For Fresh Investors: Not recommended for fresh buying at current levels. The company demonstrates excellent quality characteristics with strong ROE of 29.58%, robust revenue growth of 46.50% CAGR, and expanding margins. However, the P/E ratio of 57x and P/BV of 12.46x price in substantial future growth, leaving minimal margin of safety. Technical indicators remain mildly bearish despite recent momentum. Wait for a meaningful correction towards ₹1,400-1,450 levels (15-20% downside) to establish positions with better risk-reward. For those seeking exposure, consider systematic accumulation on dips rather than lump-sum deployment.

For Existing Holders: Continue to hold with trailing stop-loss at ₹1,550 (7% below current levels).
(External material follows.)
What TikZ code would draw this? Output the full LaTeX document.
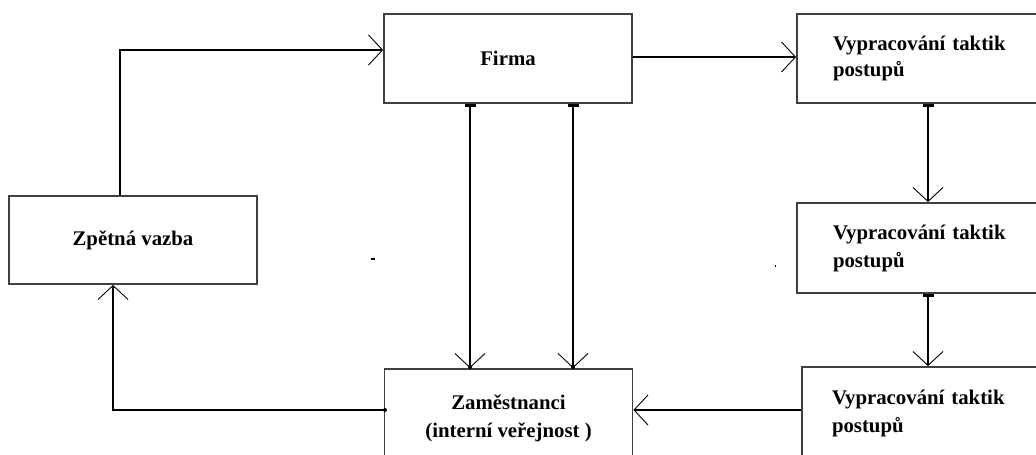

The company's operational performance remains strong with Q3 FY26 marking record quarterly metrics across revenue, operating profit, and net profit. Rising institutional participation and absence of promoter pledging provide comfort. However, elevated valuation multiples warrant caution. Book partial profits (25-30% of holdings) if the stock approaches ₹1,850-1,900 levels. Maintain core holding given quality fundamentals, but avoid adding at current stretched valuations. Re-evaluate if quarterly growth decelerates below 15% YoY or margins compress below 30%.

Fair Value Estimate: ₹1,450-1,500 (10-13% downside from current levels), based on 45-47x forward P/E applied to projected FY27 EPS, factoring in growth sustainability concerns and valuation premium normalisation.

Note— ROCE = (EBIT - Other income)/(Capital Employed - Cash - Current Investments)

⚠️ Investment Disclaimer

This article is for educational and informational purposes only and should not be construed as financial advice. Investors should conduct their own due diligence, consider their risk tolerance and investment objectives, and consult with a qualified financial advisor before making any investment decisions. Past performance does not guarantee future results. Stock market investments carry inherent risks including potential loss of principal.